Une 5e édition très rodée pour Do Disturb au Palais de Tokyo

14 April 2019 | PAR Yaël Hirsch

Cinquième année et grande maturité pour le Festival international de performance que propose chaque Printemps le Palais de Tokyo. Depuis vendredi 12 avril 18h jusqu’à ce dimanche 14 avril à 18h, Do Disturb propose un florilège d’explorations théâtrales, dansées et projetées… 

Pour cette édition 2019, aux propositions du Palais de Tokyo – qui garde ses expositions de la “Saison sensible” (lire notre article) ouvertes et notamment Angelica Mesisti et Theaster Gates – s’ajoutent celles des institutions internationales : Centrale Fies, Triangle France, BAR Project, Gasworks, le Centre Wallonie Bruxelles, le Watermill Center et le Centre National de la Danse.

Vendredi soir, le lent, lancinant et très brillant ensemble chorégraphique “Diorama” de Ingri Fiksdal vous accueillait au Festival : Un amas de sacs argentés mus de l’intérieur et très doucement par des danseurs. On a pu retrouver cette installation au fond de la friche, au pied des escaliers, le reste du week-end.

Au niveau 2, qui est celui de l’entrée, La Horde (un collectif très créatif que Toutelaculture suit depuis ses débuts et dont trois membres, Jonathan Debrouwer, Arthur Harel et Marine Brutti, viennent d’être nommée à la tête du Centre Chorégraphique National de Marseille) s’est installée dans les escaliers qui grimpent vers les cieux du Palais. Autour d’une vidéo assez glossy, La Horde proposait avec “Cultes” une réflexion assez poussée et très dansée sur l’expérience des festivals. Lieu de parade amoureuse, de consommations (alcool, drogue, mais aussi idées) les festivals sont l’occasion de danser très lentement un lâcher prise séduisant. Mais Do Disturb c’est quoi déjà ? Ah vraiment ? Un festival ? Nous avons vraiment aimé que le collectif nous rappelle de réfléchir à ce que nous étions de faire en nous laissant happer et en nous déplaçant dans le Festival comme des consommateurs aguerris.

Parfaite transition : au milieu des escaliers de la performance de la Horde Finissante, Mehdi Besnainou a traversé l’installation de La Horde avec un grand chapeau pour prendre place sur le promontoire de niveau 2 et se lancer dans une conférence un peu folle : “Enter the Palmtree Show”. Tout aussi pataphysique, la performance “DSM V1″de Yoan Sorin, déguisé en grande main baladeuse est une expérience dada pataphysique ou la haine disparaît avec les “N” du nom de l’artiste : welcome Yoa Sori.

Au niveau -1, dans la pénombre du Saut du Loup, Mercedes Dassy attire une foule jeune et nombreuse avec son “i-clit” où elle incarne Beyoncé en excellente danseuse de hip-hop, avec une volonté réflexive sur le féminisme 2.0.

Dans la Rotonde du Palais, Delphine Roche a installé un ring de boxe bleu blanc et rouge pour la performance « No sweat last night ». Superposant deux types de battle – les arts martiaux à deux, le hip hop, nombreux- la pièce fait cohabiter des mondes séparés par le ring et laisse place à pas mal d’impro.

Toujours dans la Rotonde, se glissant l’air angoissé vers le centre de la rotonde en passant par le dos des spectateurs assis, les danseurs d’IFDM (I Figli di Marla) ont rampé jusqu’en bas des escaliers en sous vêtements couleur chair pour nous faire entrer dans l’univers des individus hautement sensibles (« High reactors »).

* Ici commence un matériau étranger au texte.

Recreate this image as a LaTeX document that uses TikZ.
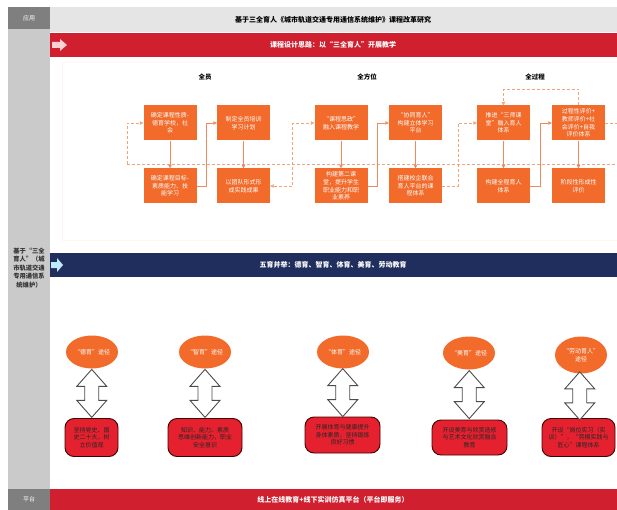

Une performance qui a fini en chorégraphie entre expressionnisme et Kabuki au cœur du Palais.

A côté, au Little Palais qui vient d’ouvrir ses portes, parfaitement paranoïaque mais avec une délicatesse japonaise « Remain Calm » de Niel Koening nous a mis en état d’urgence pour s’exercer à sortir calmement par les issues de secours. Une performance chromatique et angoissante.

 

Juste après la porte de la Friche, alors que deux expériences de VR sont proposées, l’espace numérique du Palais accueille deux performances élaborées sur les projections et l’image des femmes : Invitation au « Binge watching » la performance « Blonde on demand » de Lacey Dorn se passe dans ce studio au mur vert. Sur demande et par numéro de 1 à 30, l’actrice rejoue les blondes les plus mythiques de l’histoire du cinéma de Brigitte Bardot dans le mépris à Reese Witherspoon dans Legally Blonde en passant par Frances McDorman dans Fargo ou BB dans Le Mépris. Les techniciens balancent un décor de carton pâte mais très reconnaissable comme écrin à ses mimiques très travaillées et quasi-mécaniques (oui même pour l’orgasme doublement mimé de Quand Harry rencontre Sally).

Et entre deux rôles très mécaniquement endossés la blonde fait sacrément la tête… Au même endroit, mais tenant elle-même la caméra qui projette son visage sur le clip, Ophélie Demurger se livre à un travail de précision avec “Céline et moi sur fond vert”: du maquillage à la performance de chant, elle fond son image à celle de Céline Dion, période “D’eux”.

Dans les fonds sombres de la friche, Miles Greenberg propose avec « Eine Romanze » un moment esthétique, continu et très dérangeant : sur fonds de corps africains nus, une rencontre amoureuse ratée est revécue avec une lenteur sidérante.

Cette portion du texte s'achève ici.